Revolution+1
Masao Adachi – 2022
Biopic semi-fictif sur Tetsuya Yamagami, l’homme qui assassiné Shinzo Abe le 8 juillet 2022, avec un fusil artisanal.
Certains tempéraments ne s’assagissent pas forcément avec l’âge. Prenez Masao Adachi qui, à 80 ans, juste après la mort d’Abe, s’empresse de réunir les fonds pour réaliser en huit jour ce Revolution +1 et, plus fort, parvient à faire diffuser dans une poignée de cinémas une première mouture de 50 minutes, le jour même des funérailles nationales du premier ministre, le 27 septembre. Manière de dire qu’à ses yeux, si Abe méritait un sentiment à sa mort, c’était davantage le mépris que la considération.
Et, au-delà du mépris, la rage, la haine, comme c’est le cas de Yamagami. Il faut dire qu’il avait ses raisons : ayant perdu son père dans son enfance, il s’est vu vivoter, en compagnie d’une sœur et d’un frère devenu borgne à cause d’un cancer, à cause d’une mère qui a cru bon de faire don de l’héritage paternelle à l’Église de l’Unification (alias la secte Moon). Des années à crever de faim, à subir des brimades et, après le lycée, à faire une croix sur des études supérieures pour trouver un travail valable. Du coup, sa rancœur n’a eu de cesse de croître, à la fois tournée vers les dirigeants de la secte et vers Shinzo Abe, coupable à ses yeux d’être déjà le petit-fils de Nobosuke Kishi, homme politique qui avait favorisé l’implantation de la secte au Japon, et d’avoir participé à la dangereuse prospérité de l’organisme, avec les conséquences désastreuses pour lui et sa famille. Et ce n’est pas qu’une vue de l’esprit puisqu’Abe avait reçu par des avocats de sérieuses mises en garde à propos de la secte, et ce dès 2007…

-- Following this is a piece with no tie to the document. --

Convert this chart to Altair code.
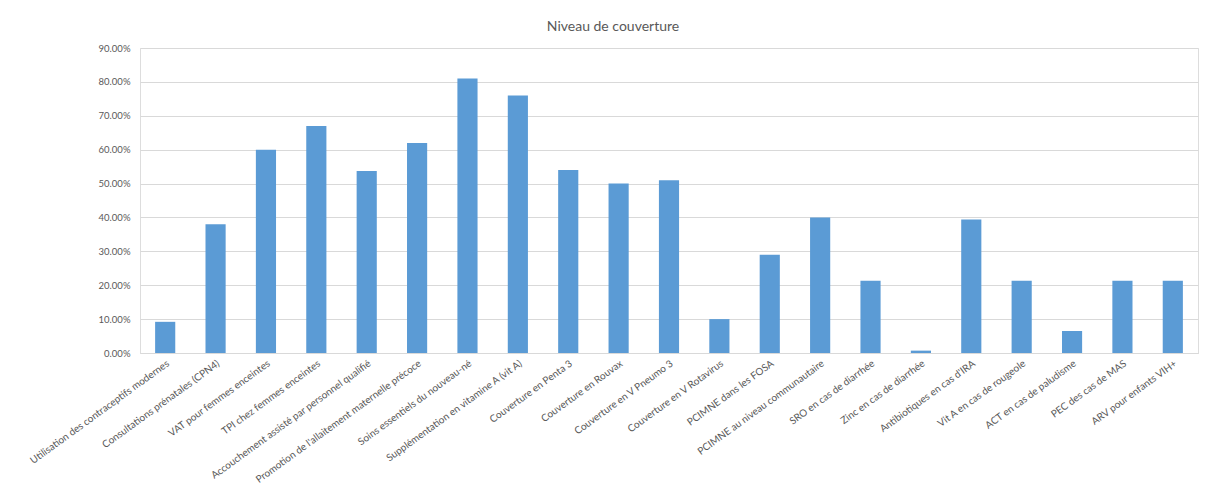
import altair as alt
import pandas as pd

categories = [
    "Utilisation des contraceptifs modernes",
    "Consultations prénatales (CPN4)",
    "VAT pour femmes enceintes",
    "TPI chez femmes enceintes",
    "Accouchement assisté par personnel qualifié",
    "Promotion de l'allaitement maternelle précoce",
    "Soins essentiels du nouveau-né",
    "Supplémentation en vitamine A (vit A)",
    "Couverture en Penta 3",
    "Couverture en Rouvax",
    "Couverture en V Pneumo 3",
    "Couverture en V Rotavirus",
    "PCIMNE dans les FOSA",
    "PCIMNE au niveau communautaire",
    "SRO en cas de diarrhée",
    "Zinc en cas de diarrhée",
    "Antibiotiques en cas d'IRA",
    "Vit A en cas de rougeole",
    "ACT en cas de paludisme",
    "PEC des cas de MAS",
    "ARV pour enfants VIH+",
]
values = [0.092, 0.38, 0.60, 0.67, 0.537, 0.62, 0.81, 0.76, 0.54, 0.50, 0.51,
          0.10, 0.29, 0.40, 0.213, 0.007, 0.394, 0.213, 0.065, 0.213, 0.213]
y_ticks = [0, 0.1, 0.2, 0.3, 0.4, 0.5, 0.6, 0.7, 0.8, 0.9]

df = pd.DataFrame({"cat": categories, "val": values})

chart = alt.Chart(df).mark_bar(color="#5B9BD5").encode(
    x=alt.X("cat:N", sort=categories, title=None,
            scale=alt.Scale(paddingInner=0.6, paddingOuter=0.3),
            axis=alt.Axis(labelAngle=-36, labelFont="Lato", labelFontSize=10,
                          labelColor="#595959", ticks=False, domainColor="#D9D9D9",
                          labelPadding=5, labelLimit=400)),
    y=alt.Y("val:Q", title=None,
            scale=alt.Scale(domain=[0, 0.9], nice=False),
            axis=alt.Axis(values=y_ticks, format=".2%", labelFont="Lato",
                          labelFontSize=9.5, labelColor="#595959", ticks=False,
                          domain=False, gridColor="#D9D9D9", labelPadding=10)),
).properties(
    width=1058,
    height=305,
    title=alt.TitleParams("Niveau de couverture", font="Lato", fontSize=14,
                          fontWeight="normal", color="#595959", anchor="middle",
                          offset=9, dx=-56),
    autosize=alt.AutoSizeParams(type="none"),
    padding={"left": 140, "top": 48, "right": 8, "bottom": 139},
).configure_view(stroke=None).configure(background="white")

chart.save("out.html", embed_options={"renderer": "svg", "actions": False})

Le spectateur est donc plongé dans la psyché rageuse d’un homme pour lequel il serait bien difficile de ne pas se sentir un peu d’empathie. Jusqu’à quel point Adachi s’est-il documenté sur la vie de cet homme ? Difficile à dire. Qu’il ait fait une tentative de suicide, c’est avéré. Mais, lors de son séjour à l’hôpital, a-t-il rencontré une jolie jeune femme, elle aussi meurtrie par la secte Moon, avec laquelle il a chantonné Mirai wa Bokura no te no naka, hymne punk du groupe Blue Hearts (que l’on entend d’ailleurs dans le générique de la première saison de l’anime Kaiji) ? Rien n’est moins sûr, tout comme la restitution des retrouvailles avec sa sœur. Mais ce n’est pas vraiment grave. Ce qui compte, c’est d’essayer de comprendre ce terrible passage à l’acte. C’est finalement la même démarche de Wakamatsu avec son United Red Army et ses révolutionnaire psychotiques. La différence étant que dans URA, les personnages sont pour ainsi dire bouffé par leur groupuscule révolutionnaire qui, si l’on considère les séances de lavages de cerveau à coup de sokatsu, a tout d’une secte. Là, c’est un homme qui a de sérieuses raisons d’être révolté vis-à-vis d’une secte et d’un monde politique qui permet à cette dernière d’exister.
En une heure et quart, Adachi parvient sans problème à intéresser sur le cas de cet individu avec ce physique d’homme sans histoire. Et associé à ce titre énigmatique, il donne à songer sur ce que devrait être une révolution aux yeux du vieux réalisateur qui a fait partie de l’Armée rouge japonaise et a passé plusieurs années en prison. Ce +1 appelle-t-il un +2 ? Combien le Japon couve-t-il en son sein des électrons libres comme Yamagami ? C’est en tout cas, dans un pays donnant toute sa place au fameux dicton qui veut qu’un clou qui dépasse doit être martelé pour rentrer dans le rang, une conséquence aussi logique que radicale.